[Information shown]:

☆ ☆ ☆ ☆ ☆

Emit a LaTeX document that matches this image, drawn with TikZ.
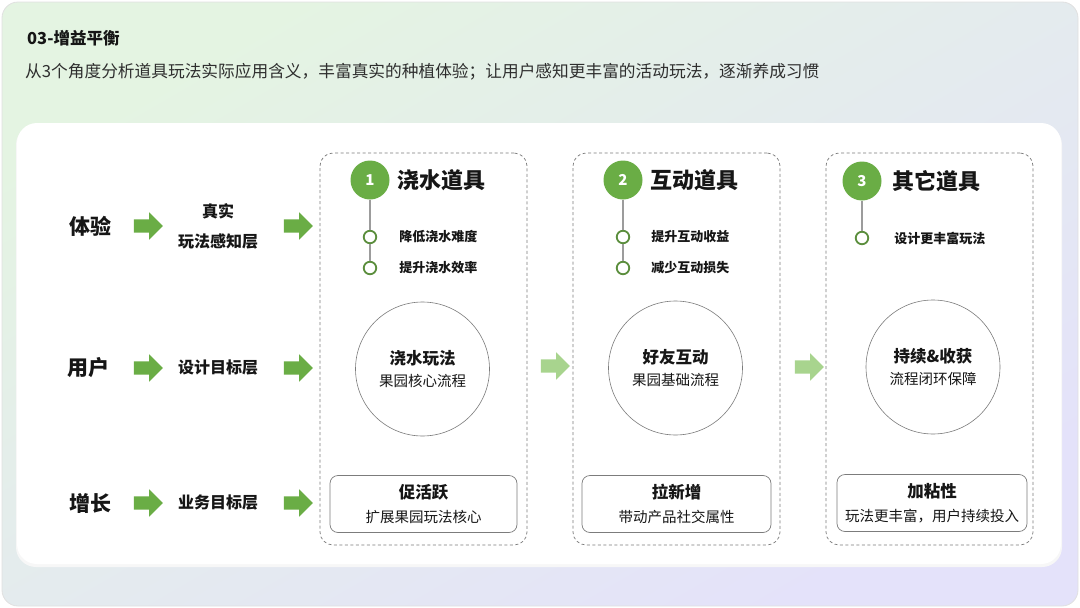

☆ ☆ ☆ ☆ ☆

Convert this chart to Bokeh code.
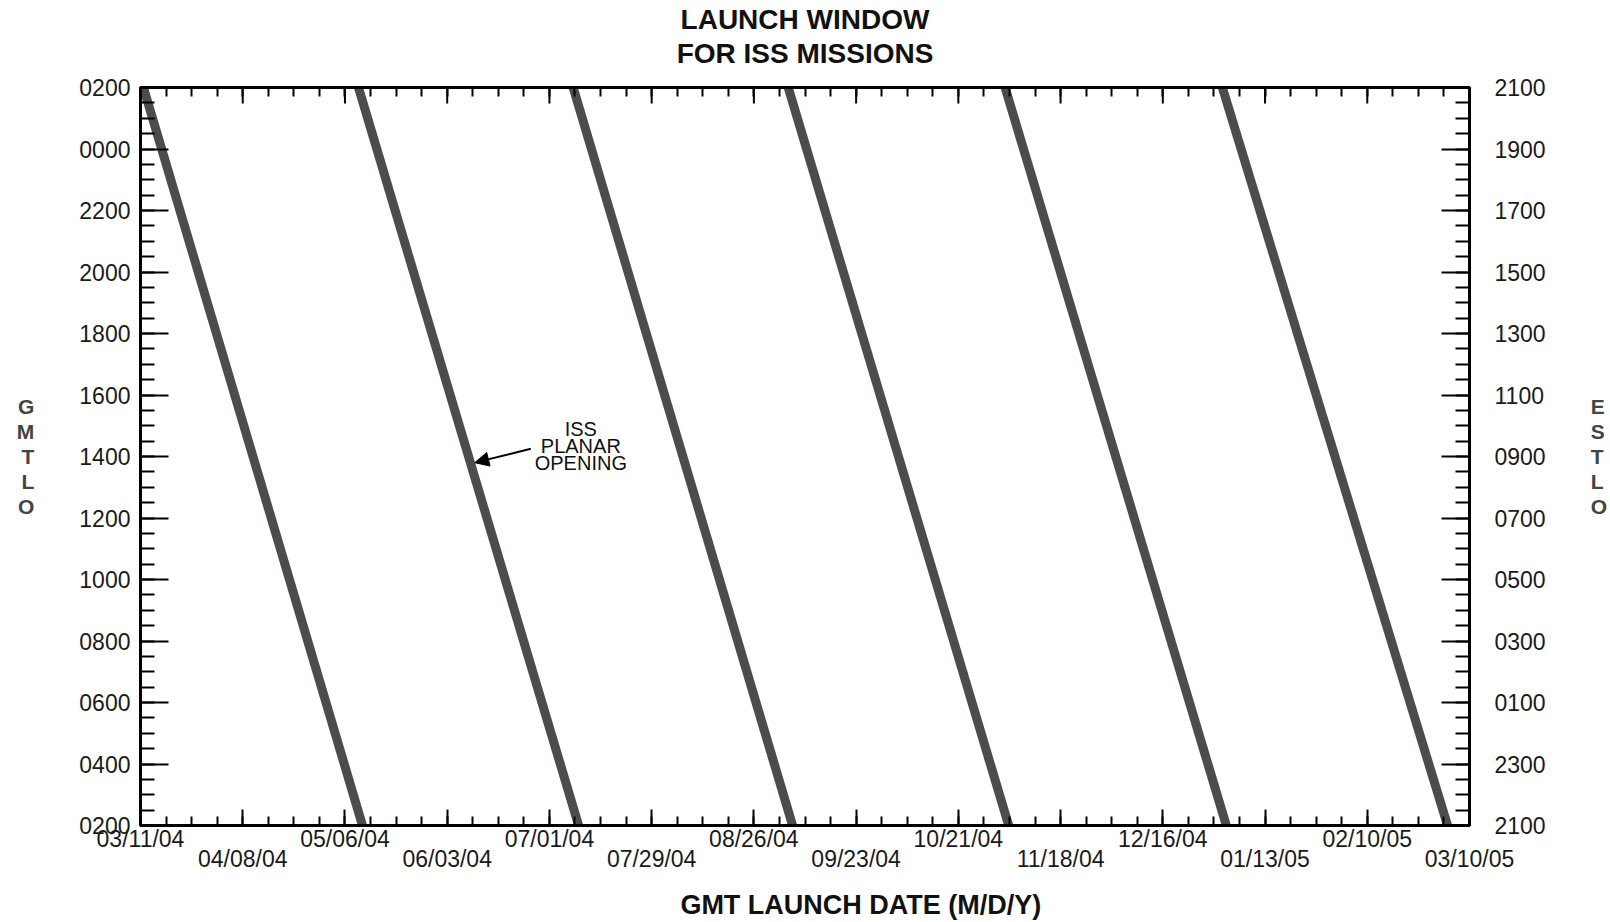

☆ ☆ ☆ ☆ ☆

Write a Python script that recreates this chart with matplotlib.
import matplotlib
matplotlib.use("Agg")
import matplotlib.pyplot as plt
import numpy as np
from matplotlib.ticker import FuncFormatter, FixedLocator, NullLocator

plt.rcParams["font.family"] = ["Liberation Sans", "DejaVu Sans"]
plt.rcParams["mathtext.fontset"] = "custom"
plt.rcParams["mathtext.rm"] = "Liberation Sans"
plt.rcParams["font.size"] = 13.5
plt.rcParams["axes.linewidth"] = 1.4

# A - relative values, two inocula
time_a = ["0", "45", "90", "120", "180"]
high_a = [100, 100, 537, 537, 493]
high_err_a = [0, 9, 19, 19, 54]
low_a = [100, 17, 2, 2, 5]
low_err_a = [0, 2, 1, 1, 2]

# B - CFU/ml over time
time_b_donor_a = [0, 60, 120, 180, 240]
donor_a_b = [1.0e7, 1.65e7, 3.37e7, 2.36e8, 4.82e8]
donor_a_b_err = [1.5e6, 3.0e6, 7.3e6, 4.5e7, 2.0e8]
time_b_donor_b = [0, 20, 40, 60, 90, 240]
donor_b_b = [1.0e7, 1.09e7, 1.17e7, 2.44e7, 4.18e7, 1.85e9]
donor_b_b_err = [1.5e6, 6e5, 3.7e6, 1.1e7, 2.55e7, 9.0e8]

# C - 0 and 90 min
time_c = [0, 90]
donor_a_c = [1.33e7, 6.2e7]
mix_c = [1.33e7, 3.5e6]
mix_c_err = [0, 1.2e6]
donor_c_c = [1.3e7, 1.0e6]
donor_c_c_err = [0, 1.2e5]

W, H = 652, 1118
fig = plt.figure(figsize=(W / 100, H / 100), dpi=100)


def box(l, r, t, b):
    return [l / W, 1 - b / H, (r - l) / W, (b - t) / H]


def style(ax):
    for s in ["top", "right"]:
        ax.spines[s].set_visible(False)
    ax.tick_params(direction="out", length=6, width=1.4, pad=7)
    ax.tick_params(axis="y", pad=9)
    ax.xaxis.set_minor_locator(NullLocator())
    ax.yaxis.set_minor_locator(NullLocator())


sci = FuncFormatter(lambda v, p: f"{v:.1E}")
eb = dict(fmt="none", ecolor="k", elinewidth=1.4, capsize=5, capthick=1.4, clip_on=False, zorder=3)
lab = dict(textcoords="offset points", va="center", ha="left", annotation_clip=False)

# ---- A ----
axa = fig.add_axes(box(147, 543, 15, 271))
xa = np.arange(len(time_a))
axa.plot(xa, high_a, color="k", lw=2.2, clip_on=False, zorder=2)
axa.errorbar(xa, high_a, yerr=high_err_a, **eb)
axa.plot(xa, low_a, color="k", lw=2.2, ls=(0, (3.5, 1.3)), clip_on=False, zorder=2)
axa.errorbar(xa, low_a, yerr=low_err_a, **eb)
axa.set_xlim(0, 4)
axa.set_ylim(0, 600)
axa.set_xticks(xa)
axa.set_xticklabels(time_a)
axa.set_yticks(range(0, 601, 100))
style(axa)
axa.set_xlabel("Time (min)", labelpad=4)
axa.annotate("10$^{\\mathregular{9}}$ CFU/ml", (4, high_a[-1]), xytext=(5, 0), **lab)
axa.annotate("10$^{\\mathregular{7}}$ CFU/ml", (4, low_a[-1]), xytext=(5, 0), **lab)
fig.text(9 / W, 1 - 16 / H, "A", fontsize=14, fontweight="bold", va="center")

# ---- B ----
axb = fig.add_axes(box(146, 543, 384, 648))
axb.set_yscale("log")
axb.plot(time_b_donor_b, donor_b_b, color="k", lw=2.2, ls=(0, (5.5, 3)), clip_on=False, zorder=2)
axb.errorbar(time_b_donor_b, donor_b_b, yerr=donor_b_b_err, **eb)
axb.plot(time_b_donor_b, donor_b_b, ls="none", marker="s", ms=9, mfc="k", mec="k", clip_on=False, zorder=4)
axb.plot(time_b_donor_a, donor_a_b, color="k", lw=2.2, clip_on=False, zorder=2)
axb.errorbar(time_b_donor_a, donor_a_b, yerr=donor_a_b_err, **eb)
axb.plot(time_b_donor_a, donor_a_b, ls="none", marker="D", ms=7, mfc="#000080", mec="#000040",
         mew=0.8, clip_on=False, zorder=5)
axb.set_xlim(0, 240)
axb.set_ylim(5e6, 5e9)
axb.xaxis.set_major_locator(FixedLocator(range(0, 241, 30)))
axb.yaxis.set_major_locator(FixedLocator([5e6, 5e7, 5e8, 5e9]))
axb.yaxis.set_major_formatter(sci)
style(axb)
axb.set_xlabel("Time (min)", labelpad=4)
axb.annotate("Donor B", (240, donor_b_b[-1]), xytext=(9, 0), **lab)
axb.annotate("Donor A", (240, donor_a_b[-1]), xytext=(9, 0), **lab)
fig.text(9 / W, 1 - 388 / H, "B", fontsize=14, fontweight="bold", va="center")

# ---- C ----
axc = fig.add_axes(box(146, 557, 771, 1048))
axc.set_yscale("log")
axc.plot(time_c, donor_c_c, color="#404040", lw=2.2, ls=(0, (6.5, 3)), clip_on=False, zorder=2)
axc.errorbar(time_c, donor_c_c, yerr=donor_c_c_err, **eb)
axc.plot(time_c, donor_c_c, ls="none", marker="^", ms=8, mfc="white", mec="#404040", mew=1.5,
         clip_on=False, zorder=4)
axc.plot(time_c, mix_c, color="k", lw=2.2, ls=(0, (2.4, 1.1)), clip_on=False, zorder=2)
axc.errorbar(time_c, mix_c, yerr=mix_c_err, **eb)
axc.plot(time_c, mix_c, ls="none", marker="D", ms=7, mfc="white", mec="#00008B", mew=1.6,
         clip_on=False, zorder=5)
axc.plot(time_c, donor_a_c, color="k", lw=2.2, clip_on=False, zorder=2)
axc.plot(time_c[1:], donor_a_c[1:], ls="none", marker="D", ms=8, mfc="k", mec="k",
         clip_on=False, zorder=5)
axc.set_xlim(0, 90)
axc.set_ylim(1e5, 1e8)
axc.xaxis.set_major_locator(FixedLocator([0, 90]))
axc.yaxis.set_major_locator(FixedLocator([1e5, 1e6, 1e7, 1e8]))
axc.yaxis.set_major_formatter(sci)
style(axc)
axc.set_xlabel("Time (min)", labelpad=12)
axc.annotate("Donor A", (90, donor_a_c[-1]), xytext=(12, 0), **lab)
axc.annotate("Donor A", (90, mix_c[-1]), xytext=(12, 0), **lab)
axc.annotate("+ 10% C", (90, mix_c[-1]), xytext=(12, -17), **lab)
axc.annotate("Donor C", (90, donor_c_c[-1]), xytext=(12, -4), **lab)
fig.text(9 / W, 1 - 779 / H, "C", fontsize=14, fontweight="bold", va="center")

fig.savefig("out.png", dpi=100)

☆ ☆ ☆ ☆ ☆

[Exercise brief]: Read the entries and show each line that mentions "matplotlib".

[Task response]:
Write a Python script that recreates this chart with matplotlib.
import matplotlib
matplotlib.use("Agg")
import matplotlib.pyplot as plt
from matplotlib.ticker import FuncFormatter, FixedLocator, NullLocator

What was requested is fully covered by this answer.